### PROMPT
Sift the material for lines containing "chart", and return them.
==============================
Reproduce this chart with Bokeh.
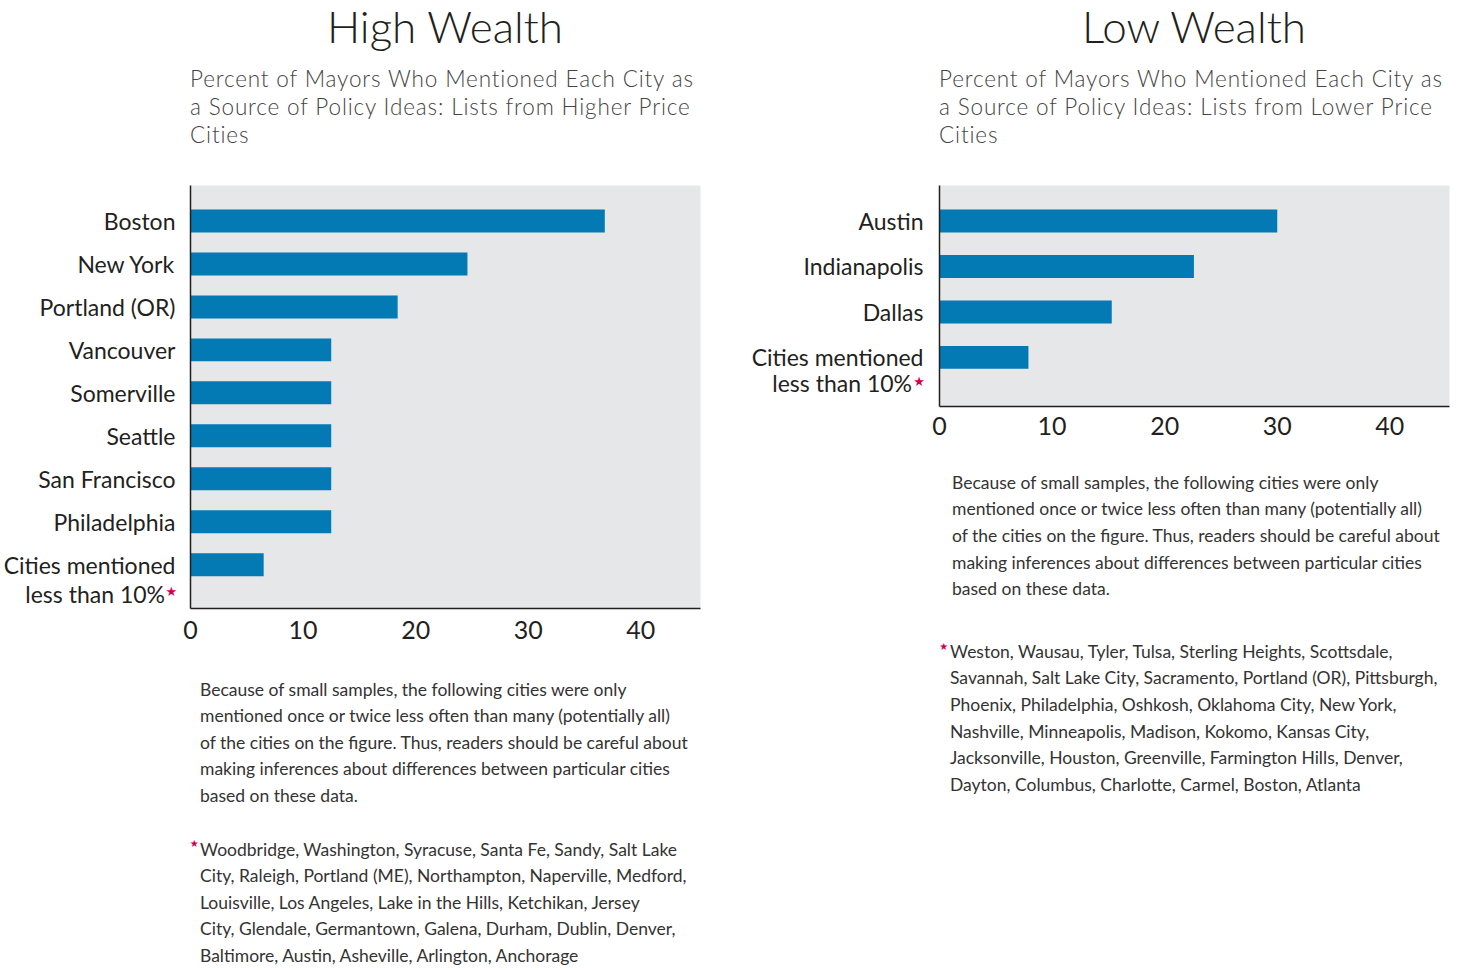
from bokeh.plotting import figure
from bokeh.models import Range1d, FixedTicker, Div
from bokeh.embed import file_html
from bokeh.resources import INLINE

# ---------------- data ----------------
high_cities = ["Boston", "New York", "Portland (OR)", "Vancouver", "Somerville",
               "Seattle", "San Francisco", "Philadelphia", "Cities mentioned"]
high_values = [36.8, 24.6, 18.4, 12.5, 12.5, 12.5, 12.5, 12.5, 6.5]

low_cities = ["Austin", "Indianapolis", "Dallas", "Cities mentioned"]
low_values = [30.0, 22.6, 15.3, 7.9]

x_ticks = [0, 10, 20, 30, 40]
other_label = "less than 10%"
star = "\u2605"

titles = ["High Wealth", "Low Wealth"]
subtitle_high = ["Percent of Mayors Who Mentioned Each City as",
                 "a Source of Policy Ideas: Lists from Higher Price",
                 "Cities"]
subtitle_low = ["Percent of Mayors Who Mentioned Each City as",
                "a Source of Policy Ideas: Lists from Lower Price",
                "Cities"]
caveat = ["Because of small samples, the following cities were only",
          "mentioned once or twice less often than many (potentially all)",
          "of the cities on the figure. Thus, readers should be careful about",
          "making inferences about differences between particular cities",
          "based on these data."]
others_high = ["Woodbridge, Washington, Syracuse, Santa Fe, Sandy, Salt Lake",
               "City, Raleigh, Portland (ME), Northampton, Naperville, Medford,",
               "Louisville, Los Angeles, Lake in the Hills, Ketchikan, Jersey",
               "City, Glendale, Germantown, Galena, Durham, Dublin, Denver,",
               "Baltimore, Austin, Asheville, Arlington, Anchorage"]
others_low = ["Weston, Wausau, Tyler, Tulsa, Sterling Heights, Scottsdale,",
              "Savannah, Salt Lake City, Sacramento, Portland (OR), Pittsburgh,",
              "Phoenix, Philadelphia, Oshkosh, Oklahoma City, New York,",
              "Nashville, Minneapolis, Madison, Kokomo, Kansas City,",
              "Jacksonville, Houston, Greenville, Farmington Hills, Denver,",
              "Dayton, Columbus, Charlotte, Carmel, Boston, Atlanta"]

# ---------------- style ----------------
BAR = "#037ab3"
FRAME_BG = "#e6e7e8"
DARK = "#231f20"
GREY = "#444444"
NOTE = "#333333"
RED = "#d1004f"
FONT = "Lato"
NOTE_SIZE = 17.5


def div(html, left, top, width, height, size, color=DARK, weight="400",
        align="left", lh=None, spacing="0px", family="Lato, sans-serif"):
    lh = lh if lh is not None else size * 1.25
    return Div(text=html, width=int(round(width)), height=int(round(height)), margin=0,
               styles={"position": "absolute", "left": f"{left:.1f}px", "top": f"{top:.1f}px",
                       "font-family": family, "font-size": f"{size}px",
                       "font-weight": weight, "color": color, "text-align": align,
                       "line-height": f"{lh}px", "white-space": "nowrap",
                       "letter-spacing": spacing, "overflow": "visible"})


def star_div(cx, cy, size):
    # star glyph centred on (cx, cy)
    return div(star, cx - 0.42 * size, cy - size / 2, size, size, size, color=RED,
               lh=size, family="'DejaVu Sans', sans-serif")


def top_for(baseline, size, lh):
    # top of a line box whose text baseline should sit at `baseline`
    return baseline - (lh / 2 + 0.387 * size)


def chart(cities, values, left, width, border_left, frame_h, pad_top, pad_bot,
          bar_h, standoff, x_standoff):
    n = len(cities)
    pos = list(range(n))
    height = 185 + frame_h + 44
    p = figure(width=width, height=height, output_backend="svg", toolbar_location=None,
               x_range=Range1d(0, 45.3), y_range=Range1d(n - 1 + pad_bot, -pad_top),
               min_border_left=border_left, min_border_right=width - border_left - 510,
               min_border_top=185, min_border_bottom=44)
    p.styles = {"position": "absolute", "left": f"{left}px", "top": "0px"}
    p.hbar(y=pos, left=0, right=values, height=bar_h, color=BAR, line_color=None)
    p.background_fill_color = FRAME_BG
    p.border_fill_color = None
    p.outline_line_color = None
    p.grid.visible = False

    xa = p.xaxis[0]
    xa.ticker = FixedTicker(ticks=x_ticks)
    xa.minor_tick_line_color = None
    xa.major_tick_line_color = None
    xa.major_tick_out = 0
    xa.major_tick_in = 0
    xa.major_label_standoff = x_standoff
    xa.major_label_text_font = FONT
    xa.major_label_text_font_size = "25px"
    xa.major_label_text_color = DARK
    xa.axis_line_color = DARK
    xa.axis_line_width = 1.5

    ya = p.yaxis[0]
    ya.ticker = FixedTicker(ticks=pos)
    ya.major_label_overrides = {i: c for i, c in enumerate(cities)}
    ya.minor_tick_line_color = None
    ya.major_tick_line_color = None
    ya.major_tick_out = 0
    ya.major_tick_in = 0
    ya.major_label_standoff = standoff
    ya.major_label_text_font = FONT
    ya.major_label_text_font_size = "23px"
    ya.major_label_text_color = DARK
    ya.axis_line_color = DARK
    ya.axis_line_width = 1.5
    return p


def texts(frame_left, title, subtitle, others, caveat_x, caveat_base, others_x,
          others_base, note_star, less_right, less_base, cat_star):
    items = []
    items.append(div(title, frame_left, top_for(43.3, 44, 52), 510, 52, 44,
                     color=DARK, weight="300", align="center", lh=52))
    items.append(div("<br>".join(subtitle), frame_left, top_for(87.7, 22.5, 28.3),
                     540, 3 * 28.3, 22.5, color=GREY, weight="300", lh=28.3,
                     spacing="0.85px"))
    items.append(div("<br>".join(caveat), caveat_x,
                     top_for(caveat_base, NOTE_SIZE, 26.6),
                     520, 5 * 26.6, NOTE_SIZE, color=NOTE, lh=26.6))
    items.append(div("<br>".join(others), others_x,
                     top_for(others_base, NOTE_SIZE, 26.6),
                     520, len(others) * 26.6 - 2, NOTE_SIZE, color=NOTE, lh=26.6))
    items.append(star_div(note_star[0], note_star[1], 10))
    items.append(div(other_label, less_right - 200, top_for(less_base, 23, 28), 200, 28, 23,
                     color=DARK, align="right", lh=28))
    items.append(star_div(cat_star[0], cat_star[1], 13))
    return items


p1 = chart(high_cities, high_values, left=0, width=730, border_left=190,
           frame_h=423, pad_top=0.826, pad_bot=1.02, bar_h=0.535, standoff=15,
           x_standoff=12)
p2 = chart(low_cities, low_values, left=738, width=725, border_left=201,
           frame_h=221, pad_top=0.78, pad_bot=1.08, bar_h=0.505, standoff=16,
           x_standoff=10)

t1 = texts(190, titles[0], subtitle_high, others_high, 200, 696.7, 200, 856.7,
           (194, 844), 165, 603.3, (171, 591.5))
t2 = texts(939, titles[1], subtitle_low, others_low, 952, 490, 950, 659,
           (943.5, 646.5), 912, 392, (918.7, 381))

open("out.html", "w").write(file_html([p1, p2] + t1 + t2, INLINE))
==============================
### RESPONSE
Reproduce this chart with Bokeh.
def chart(cities, values, left, width, border_left, frame_h, pad_top, pad_bot,
p1 = chart(high_cities, high_values, left=0, width=730, border_left=190,
p2 = chart(low_cities, low_values, left=738, width=725, border_left=201,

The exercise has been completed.